Switches are long metallic "screws". However I don't think it's wise to turn them just by touching the top, you need to take a grip with two fingers and even then be careful, because it feels like they could break. Maybe it's just a feeling.

ADSR sliders are surprisingly firm, they don't wobble too much. Digital control allows these sliders to be used for either amp or mod envelope (or both at the same time). In conclusion the hardware is in my opinion good enough in this price range. Only issue is the power cord which is really short and also thin.

One notable feature is the speed when changing to another patch. It's instant. Maybe it's expected since it's analog, but the digital control could be also slow and there are bad examples of equipment with super slow patch changing.

How does it sound? Since I have no previous experience from analog synthesizers I can't really say much about it, but I can say it's way better than Roland Gaia (a virtual analog). There has been a lot of talk about analog vs. digital. In my experience analog wins hands down.

Issues? The paper manual seems to be written in haste and has some errors. It's not that bad since who reads it anyway and maybe Novation was in hurry, because they saw the possibility to hit the market with affordable analog gear.

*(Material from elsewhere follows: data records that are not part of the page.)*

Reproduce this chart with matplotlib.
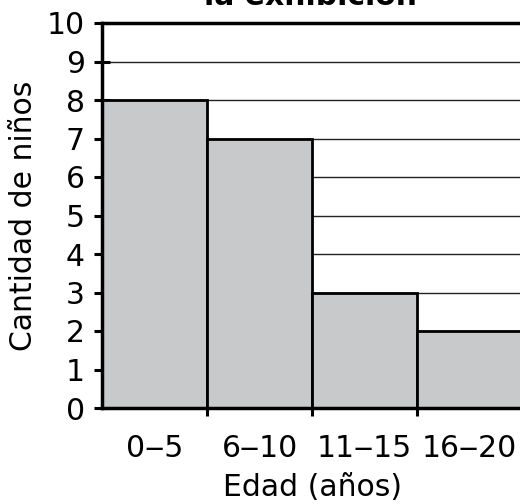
import matplotlib
matplotlib.use("Agg")
import matplotlib.pyplot as plt

categories = ["0‒5", "6‒10", "11‒15", "16‒20"]
counts = [8, 7, 3, 2]
y_ticks = [0, 1, 2, 3, 4, 5, 6, 7, 8, 9, 10]
title = "Edades de los niños en\nla exhibición"
xlabel = "Edad (años)"
ylabel = "Cantidad de niños"

plt.rcParams['font.family'] = ['DejaVu Sans']
fs = 21.5

fig = plt.figure(figsize=(5.2, 5.04), dpi=100)
ax = fig.add_axes([102/520, 1 - 408/504, 1 - 102/520 + 0.004, (408 - 23)/504])

pos = [i + 0.5 for i in range(len(categories))]
ax.bar(pos, counts, width=1.0, color="#c8c9cb", edgecolor="black", linewidth=2, zorder=3)

ax.set_xlim(0, 4.0)
ax.set_ylim(0, 10)
ax.set_yticks(y_ticks)
ax.yaxis.grid(True, color="#222222", linewidth=1.0, zorder=0)
ax.set_axisbelow(True)

ax.set_xticks(pos)
ax.set_xticklabels(categories)
ax.set_xticks([1, 2, 3], minor=True)
ax.tick_params(axis='x', which='major', length=0, pad=19, labelsize=fs)
ax.tick_params(axis='x', which='minor', length=6, width=2.2, direction='out')
ax.tick_params(axis='y', which='major', length=11, width=2.2, direction='inout', pad=7, labelsize=fs)

for s in ['left', 'bottom', 'top']:
    ax.spines[s].set_linewidth(2.5)
    ax.spines[s].set_zorder(5)
ax.spines['right'].set_visible(False)

ax.set_xlabel(xlabel, fontsize=fs, labelpad=7)
ax.set_ylabel(ylabel, fontsize=fs, labelpad=6)

fig.text(0.598, 1 - 5/504, title, ha='center', va='baseline', fontsize=fs,
         fontweight='bold', linespacing=1.1)

fig.savefig("out.png", dpi=100)
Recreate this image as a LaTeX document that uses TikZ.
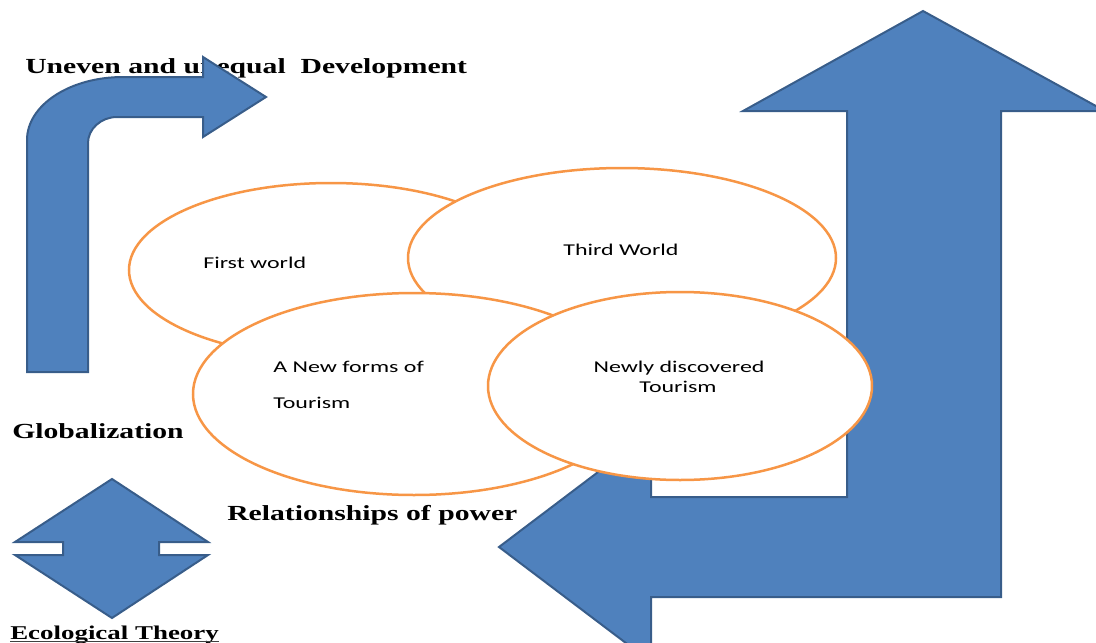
\documentclass[tikz,border=0pt]{standalone}
\usepackage{fontspec}
\setmainfont{Liberation Serif}
\newfontfamily\calibri{Carlito}
\usetikzlibrary{shapes.geometric}

\definecolor{arrowblue}{RGB}{79,129,189}
\definecolor{arrowedge}{RGB}{56,93,138}
\definecolor{ringorange}{RGB}{247,150,70}

\begin{document}
\begin{tikzpicture}[x=1pt,y=1pt,
                    bigarrow/.style={fill=arrowblue,draw=arrowedge,line width=2pt,line join=miter},
                    ring/.style={ellipse,draw=ringorange,fill=white,line width=2.5pt,inner sep=0pt},
                    heading/.style={font=\fontsize{21.5}{24}\selectfont\bfseries,inner sep=0pt,
                                    anchor=base west,xscale=1.38,transform shape},
                    ringtext/.style={font=\calibri\fontsize{16.5}{20}\selectfont,inner sep=0pt,
                                     anchor=base,xscale=1.45,transform shape}]
  \useasboundingbox (0,0) rectangle (1096,-643);
  \clip (0,0) rectangle (1096,-643);

  % headings under the arrows
  \node[heading] (uneven) at (25,-73) {Uneven and unequal\hspace{0.5em}Development};
  \node[heading] (global) at (12,-438) {Globalization};
  \node[heading] (power) at (227,-520) {Relationships of power};
  \node[heading,font=\fontsize{19.5}{22}\selectfont\bfseries] (eco) at (10,-639) {Ecological Theory};
  \draw[line width=1.5pt,black!75] ([yshift=-2.5pt]eco.base west) -- ([yshift=-2.5pt]eco.base east);

  % bent arrow, top left
  \draw[bigarrow] (27,-372) -- (27,-140) .. controls (27,-105) and (70,-77) .. (123,-77)
    -- (203,-77) -- (203,-57) -- (266,-97) -- (203,-137) -- (203,-117) -- (117,-117)
    .. controls (101,-117) and (88,-129) .. (88,-143) -- (88,-372) -- cycle;

  % up and down arrow, bottom left
  \draw[bigarrow] (112,-479) -- (208,-542) -- (159,-542) -- (159,-555) -- (208,-555)
    -- (112,-618) -- (15,-555) -- (63,-555) -- (63,-542) -- (15,-542) -- cycle;

  % big bent arrow, right
  \draw[bigarrow] (923,-11) -- (1105,-111) -- (1001,-111) -- (1001,-597) -- (651,-597)
    -- (651,-662) -- (499,-547) -- (651,-432) -- (651,-497) -- (847,-497) -- (847,-111)
    -- (743,-111) -- cycle;

  % the four worlds
  \node[ring,minimum width=404,minimum height=174] (first) at (331,-270) {};
  \node[ring,minimum width=428,minimum height=180] (third) at (622,-258) {};
  \node[ring,minimum width=442,minimum height=202] (forms) at (414,-394) {};
  \node[ring,minimum width=384,minimum height=188] (newly) at (680,-386) {};

  \node[ringtext,anchor=base west] (firsttxt) at (203,-268) {First world};
  \node[ringtext] (thirdtxt) at (621,-255) {Third World};
  \node[ringtext,anchor=base west] (formstxt) at (273,-372) {A New forms of};
  \node[ringtext,anchor=base west] (formstxt2) at (273,-408) {Tourism};
  \node[ringtext] (newlytxt) at (679,-372) {Newly discovered};
  \node[ringtext] (newlytxt2) at (678,-392) {Tourism};
\end{tikzpicture}
\end{document}
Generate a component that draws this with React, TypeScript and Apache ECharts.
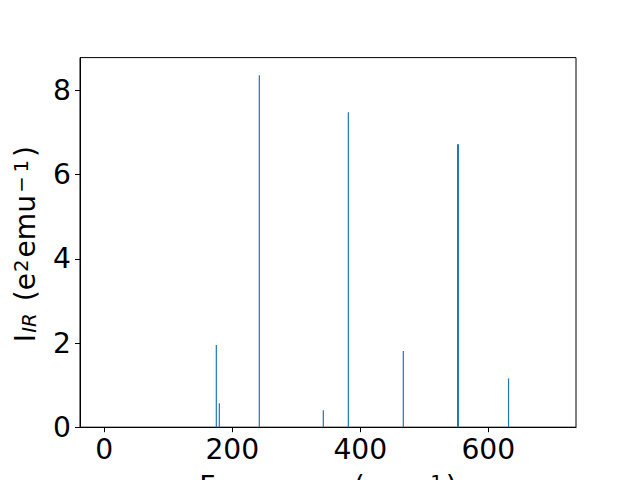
import React, { useEffect, useRef } from "react";
import * as echarts from "echarts";

const freqs = [175.0, 179.7, 242.2, 342.2, 381.3, 467.2, 552.0, 553.2, 631.6];
const intensities = [1.95, 0.57, 8.36, 0.4, 7.48, 1.81, 6.72, 6.72, 1.16];
const xTicks = [0, 200, 400, 600];
const yTicks = [0, 2, 4, 6, 8];

const FONT = "DejaVu Sans";
const FS = 28.2;
const SUB = 19.7;

export default function App() {
  const ref = useRef<HTMLDivElement>(null);
  useEffect(() => {
    if (!ref.current) return;
    const chart = echarts.init(ref.current, undefined, { renderer: "svg" });
    const rich = {
      m: { fontSize: FS, fontFamily: FONT, lineHeight: 28, fill: "#000" },
      s: {
        fontSize: SUB,
        fontFamily: FONT,
        fontStyle: "italic",
        lineHeight: 10,
        verticalAlign: "bottom",
        padding: [0, 3, 0, 1],
        fill: "#000",
      },
      p: { fontSize: SUB, fontFamily: FONT, lineHeight: 10, verticalAlign: "top", padding: [0, 2, 0, 1], fill: "#000" },
      q: { fontSize: SUB, fontFamily: FONT, lineHeight: 10, verticalAlign: "top", padding: [0, 3, 0, 2], fill: "#000" },
    };
    chart.setOption({
      animation: false,
      backgroundColor: "#fff",
      grid: {
        left: 80,
        right: 64,
        top: 57.6,
        bottom: 52.8,
        show: true,
        borderColor: "#000",
        borderWidth: 1,
        backgroundColor: "transparent",
        containLabel: false,
        outerBoundsMode: "none",
      },
      xAxis: {
        type: "value",
        min: -38,
        max: 737,
        axisLine: { show: true, onZero: false, lineStyle: { color: "#000", width: 1 } },
        axisTick: { show: true, customValues: xTicks, length: 5, lineStyle: { color: "#000", width: 1 } },
        axisLabel: { customValues: xTicks, fontSize: FS, fontFamily: FONT, color: "#000", margin: 8 },
        splitLine: { show: false },
      },
      yAxis: {
        type: "value",
        min: 0,
        max: 8.78,
        axisLine: { show: true, onZero: false, lineStyle: { color: "#000", width: 1 } },
        axisTick: { show: true, customValues: yTicks, length: 5, lineStyle: { color: "#000", width: 1 } },
        axisLabel: { customValues: yTicks, fontSize: FS, fontFamily: FONT, color: "#000", margin: 9 },
        splitLine: { show: false },
      },
      series: [
        {
          type: "bar",
          data: freqs.map((f, i) => [f, intensities[i]]),
          barWidth: 1.2,
          itemStyle: { color: "#1f77b4" },
        },
      ],
      graphic: [
        {
          type: "text",
          x: 25,
          y: 244,
          rotation: Math.PI / 2,
          style: {
            text: "{m|I}{s|IR}{m| (e}{p|2}{m|emu}{q|−\u20091}{m|)}",
            align: "center",
            verticalAlign: "middle",
            fill: "#000",
            rich,
          },
        },
        {
          type: "text",
          x: 328,
          y: 486,
          style: {
            text: "{m|Frequency (cm}{q|−\u20091}{m|)}",
            align: "center",
            verticalAlign: "middle",
            fill: "#000",
            rich,
          },
        },
      ],
    });
    return () => chart.dispose();
  }, []);
  return (
    <div
      ref={ref}
      style={{ position: "fixed", left: 0, top: 0, width: 640, height: 480, background: "#fff" }}
    />
  );
}
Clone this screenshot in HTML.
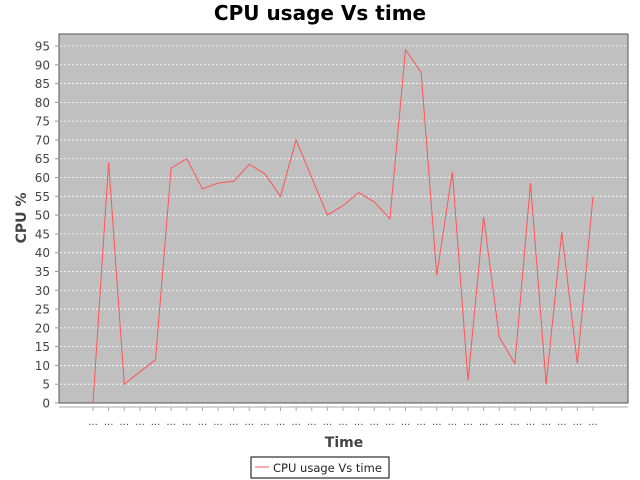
<!DOCTYPE html>
<html><head><meta charset="utf-8"><style>
html,body{margin:0;padding:0;background:#fff;width:640px;height:480px;overflow:hidden}
svg text{font-family:"DejaVu Sans","Liberation Sans",sans-serif}
</style></head><body>
<svg id="c" width="640" height="480" xmlns="http://www.w3.org/2000/svg">
<text x="320" y="20" text-anchor="middle" font-size="20" font-weight="bold" fill="#000">CPU usage Vs time</text>
<rect x="59" y="34" width="569" height="369" fill="#c0c0c0" stroke="#555" stroke-width="1"/>
<g id="grid"></g><g id="yt"></g><g id="xt"></g>
<line x1="59" y1="407" x2="628" y2="407" stroke="#aaa"/>
<polyline id="ln" fill="none" stroke="#ff5555" stroke-width="1"/>
<text x="344" y="447" text-anchor="middle" font-size="14" font-weight="bold" fill="#444">Time</text>
<text transform="translate(26,218) rotate(-90)" text-anchor="middle" font-size="14" font-weight="bold" fill="#444">CPU %</text>
<g>
<rect x="251" y="457" width="138" height="21" fill="#fff" stroke="#000"/>
<line x1="255" y1="467" x2="269" y2="467" stroke="#ff5555"/>
<text x="273" y="472" font-size="11.5" fill="#222">CPU usage Vs time</text>
</g>
</svg>
<script>
const categories = Array.from({length:33},(_, i)=>"...");
const cpuValues = [0,64,5,8.3,11.5,62.5,65,57,58.5,59,63.5,61,55,70,60,50,52.5,56,53.5,49,94,88,34,61.5,6,49.5,17.5,10.5,58.5,5,45.5,10.5,55];
const yTicks = [0,5,10,15,20,25,30,35,40,45,50,55,60,65,70,75,80,85,90,95];
const NS="http://www.w3.org/2000/svg";
const y = v => 403 - v*3.758;
const x = i => 93 + i*(500/(categories.length-1));
const grid=document.getElementById('grid'), yt=document.getElementById('yt'), xt=document.getElementById('xt');
function mk(t,a){const e=document.createElementNS(NS,t);for(const k in a)e.setAttribute(k,a[k]);return e;}
yTicks.forEach(v=>{
  if(v>0){const g=mk('line',{x1:60,x2:627,y1:y(v),y2:y(v),stroke:'#fff','stroke-dasharray':'2,2','stroke-width':0.8});
  
  
  grid.appendChild(g);}
  const tk=mk('line',{x1:55,x2:59,y1:y(v),y2:y(v),stroke:'#999'});
  
  
  yt.appendChild(tk);
  const t=mk('text',{x:50,y:y(v)+4.5,'text-anchor':'end','font-size':12,fill:'#444'});
  t.textContent=v;
  
  
  yt.appendChild(t);
});
categories.forEach((c,i)=>{
  const tk=mk('line',{x1:x(i),x2:x(i),y1:407,y2:411,stroke:'#aaa'});
  
  
  xt.appendChild(tk);
  const t=mk('text',{x:x(i),y:425,'text-anchor':'middle','font-size':10,fill:'#444'});
  t.textContent=c;
  
  
  xt.appendChild(t);
});
document.getElementById('ln').setAttribute('points',cpuValues.map((v,i)=>x(i)+','+y(v)).join(' '));
</script>
</body></html>
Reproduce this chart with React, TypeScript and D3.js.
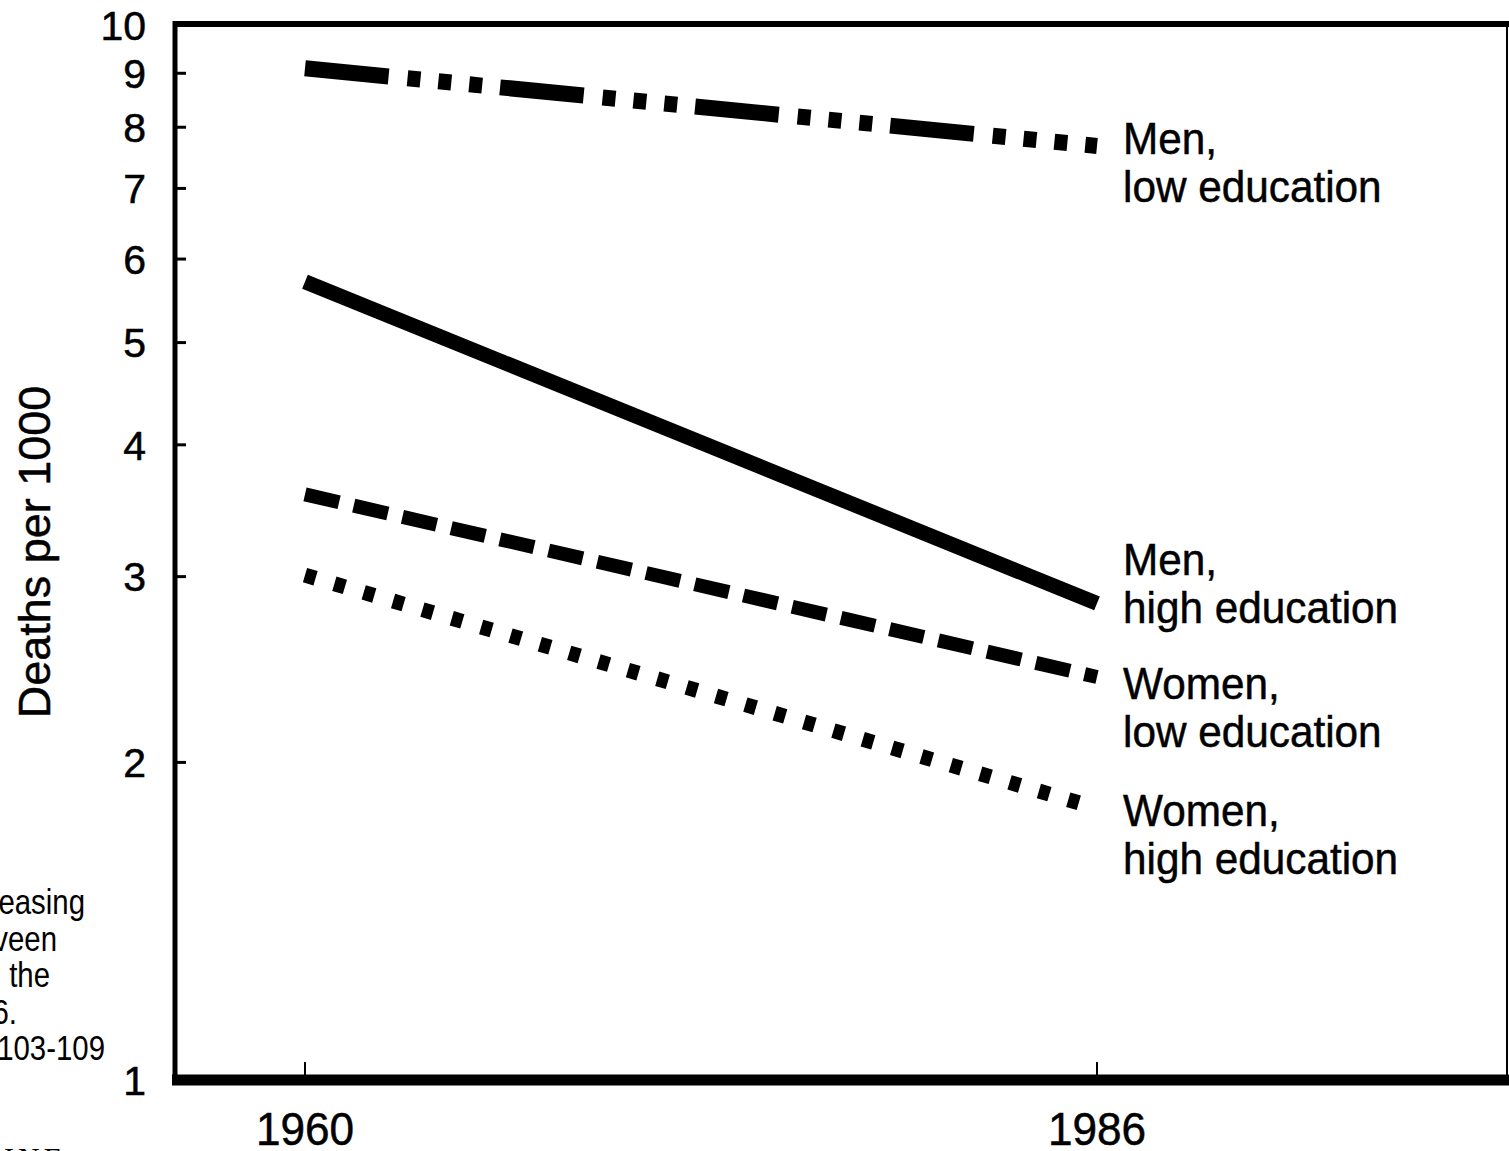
import React from "react";
import * as d3 from "d3";

// ---- data ----
const years = [1960, 1986];
const seriesKeys = ["menLow", "menHigh", "womenLow", "womenHigh"];
const seriesLabels = [
  ["Men,", "low education"],
  ["Men,", "high education"],
  ["Women,", "low education"],
  ["Women,", "high education"],
];
const menLow = [9.1, 7.68];
const menHigh = [5.71, 2.83];
const womenLow = [3.59, 2.41];
const womenHigh = [3.01, 1.81];
const yTickValues = [1, 2, 3, 4, 5, 6, 7, 8, 9, 10];
const yTickLabels = ["1", "2", "3", "4", "5", "6", "7", "8", "9", "10"];
const xTickValues = [1960, 1986];
const xTickLabels = ["1960", "1986"];
const yAxisTitle = "Deaths per 1000";
const sideFragments = ["easing", "veen", "the", "6.", "103-109"];
const bottomFragment = "LINE";

// ---- styles / layout (not data) ----
const seriesValues = [menLow, menHigh, womenLow, womenHigh];
const seriesStroke = [16, 15, 14, 15];
const seriesDash = [
  "84 19 13 18 13 18 13 18",
  null,
  "35 15",
  "11 19.6",
];
const labelDy = [8, -28, 22, 18];
const fragmentRight = [85, 57, 50, 17, 105];

const W = 1509;
const H = 1151;
const FONT = "'Liberation Sans', Arial, Helvetica, sans-serif";

export default function App() {
  const x = d3.scaleLinear().domain([1960, 1986]).range([305, 1097]);
  const y = d3.scaleLog().domain([1, 10]).range([1080, 25]);
  const line = d3
    .line<[number, number]>()
    .x((d) => x(d[0]))
    .y((d) => y(d[1]));

  const left = 175;
  const top = 24;
  const bottom = 1080;
  const right = 1507;
  const textStroke = { stroke: "#000", strokeWidth: 0.5 };

  return (
    <svg
      width={W}
      height={H}
      style={{ position: "absolute", left: 0, top: 0, background: "#fff" }}
    >
      <rect x={0} y={0} width={W} height={H} fill="#fff" />
      {/* frame */}
      <line x1={left - 2} x2={W} y1={top} y2={top} stroke="#000" strokeWidth={6} />
      <line x1={right} x2={right} y1={top} y2={bottom} stroke="#000" strokeWidth={2} />
      <line x1={left} x2={left} y1={top - 3} y2={bottom + 5} stroke="#000" strokeWidth={5} />
      <line x1={left - 3} x2={W} y1={bottom} y2={bottom} stroke="#000" strokeWidth={11} />

      {/* y ticks */}
      {yTickValues.map((v, i) => (
        <g key={"yt" + i}>
          {v !== 1 && v !== 10 && (
            <line x1={left} x2={left + 11} y1={y(v)} y2={y(v)} stroke="#000" strokeWidth={3} />
          )}
          <text
            x={146}
            y={y(v)}
            dy="0.36em"
            textAnchor="end"
            fontFamily={FONT}
            fontSize={41}
            fill="#000"
            {...textStroke}
          >
            {yTickLabels[i]}
          </text>
        </g>
      ))}

      {/* x ticks */}
      {xTickValues.map((v, i) => (
        <g key={"xt" + i}>
          <line x1={x(v)} x2={x(v)} y1={bottom - 18} y2={bottom} stroke="#000" strokeWidth={2} />
          <g transform={`translate(${x(v)},${1145}) scale(0.96,1)`}>
            <text x={0} y={0} textAnchor="middle" fontFamily={FONT} fontSize={46} fill="#000" {...textStroke}>
              {xTickLabels[i]}
            </text>
          </g>
        </g>
      ))}

      {/* axis title */}
      <text
        transform={`translate(50,552) rotate(-90)`}
        textAnchor="middle"
        fontFamily={FONT}
        fontSize={45}
        fill="#000"
        {...textStroke}
      >
        {yAxisTitle}
      </text>

      {/* series */}
      {seriesKeys.map((k, i) => {
        const pts = years.map((yr, j) => [yr, seriesValues[i][j]] as [number, number]);
        return (
          <path
            key={k}
            d={line(pts) || ""}
            fill="none"
            stroke="#000"
            strokeWidth={seriesStroke[i]}
            strokeDasharray={seriesDash[i] || undefined}
            strokeLinecap="butt"
          />
        );
      })}

      {/* labels */}
      {seriesKeys.map((k, i) => {
        const endY = y(seriesValues[i][1]) + labelDy[i];
        return (
          <g key={"lab" + k} transform={`translate(1123,${endY}) scale(0.94,1)`}>
            {seriesLabels[i].map((t, j) => (
              <text
                key={j}
                x={0}
                y={j * 48}
                fontFamily={FONT}
                fontSize={45}
                fill="#000"
                {...textStroke}
              >
                {t}
              </text>
            ))}
          </g>
        );
      })}

      {/* clipped side text fragments */}
      {sideFragments.map((t, i) => (
        <g key={"sf" + i} transform={`translate(${fragmentRight[i]},${914 + i * 36.5}) scale(0.84,1)`}>
          <text x={0} y={0} textAnchor="end" fontFamily={FONT} fontSize={35} fill="#000">
            {t}
          </text>
        </g>
      ))}
      <text
        x={66}
        y={1168}
        textAnchor="end"
        fontFamily="'Liberation Serif', 'DejaVu Serif', serif"
        fontSize={30}
        letterSpacing={4}
        fill="#000"
      >
        {bottomFragment}
      </text>
    </svg>
  );
}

With two oscillators, a sub oscillator and ext/ring/noise source (all can be on at the same time) it's possible to create quite interesting sounds. There are also two LFOs routed for different tasks. There is a lot of sense in the way sound generation is designed and I didn't really find anything that I thought was missing. If there is something it would be analog modulation effects like delay and reverb, but those would certainly increase the price and also the size of the unit, and I guess they are rather uncommon in instruments like this.

Wednesday, 6 February 2013

Alesis Multimix 4 high pitch noise

I had to return to this subject when I was planning to get Reason Essentials (I'm trying out it in demo mode) to replace Audacity as more advanced live recording program. For some reason Reason accepts only ASIO input and while trying to solve the high pitch noise issue of Multimix I made two observations:

1. When input for Multimix is turned off there is no noise
2. When output for Multimix is off (using internal/soundcard output) but input is on there is no noise

So you can either monitor with Multimix or record with it. You can't do both at the same time or there will be that high pitch noise. The problem with output is that you can listen it or you have to turn on software monitoring which has noticeable latency, essentially making it unusable for recording.

What I know about the noise is that it's generated by USB port actually and it's most likely a feature of some products out there. I would be very surprised if I got any money back from Multimix so it's really not even worth trying.

It seems to be obvious that some areas of technology suffers from these kind of problems. Money can fix everything as usual, but we all don't always have that luxury. However I for sure have learned a lesson and wont be fooled again. My next usb interface shall work as expected or it will be returned promptly.